Our school bell screeches me back into the present classroom dealing with past facts while I dream of the future… phew! now that’s convoluted. Isn’t it? I can’t remember half the things here and now this assignment has to sit on the teacher’s desk rather than mine. She would put another nasty red mark on this one too. I just wish my father doesn’t attend this Parents’ meeting to be humiliated for my follies yet again.

Oh no! and here comes Mrs. Dandapani, our Mathematics teacher. She loves to paint my notebooks red and yes I already know I am terrible at this. You don’t have to remind me every single day! ‘ Mathematics needs practice.’ Oh yes, I practice and I work very hard trying to do the same sums over and again. I seem to get nowhere though. She too wants some more equations sorted from this chapter on Algebraic Equations. ‘Pindrop silence,’ there she goes again…
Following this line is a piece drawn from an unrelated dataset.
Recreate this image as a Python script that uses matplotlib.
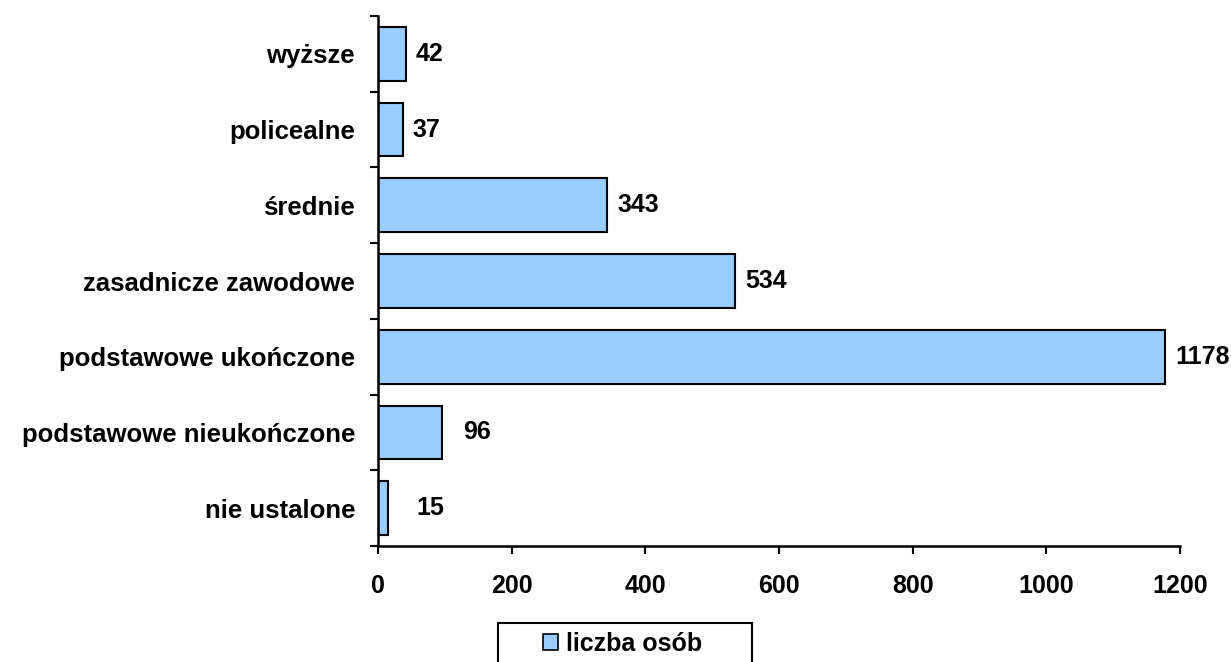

Those were some ramblings from my school days. I happened to be an ‘out-standing student’ usually found standing punished outside the class or practising for school co-curricular events simply to skip lessons of teachers I didn’t like. Talkative me couldn’t sit there in silence for 8 long hours for sure. Notorious me spent that energy finding ways to disrupt the lack-lustre school routine. I found positive as well as negative ways out. From Leadership Training service, sports, dance and dramatics to leaving a burning cigarette in the Biology lab skeleton’s mouth, school days made for interesting tales throughout.

Here I am now, on the other side of the fence. Ooops I am a mother, a teacher! And well, I seem to remember zilch out of whatever I crammed to get those good marks at school. Yes, I managed to score those. Wasn’t it supposed to prepare me for life? Why do I feel so ill-prepared then for everything?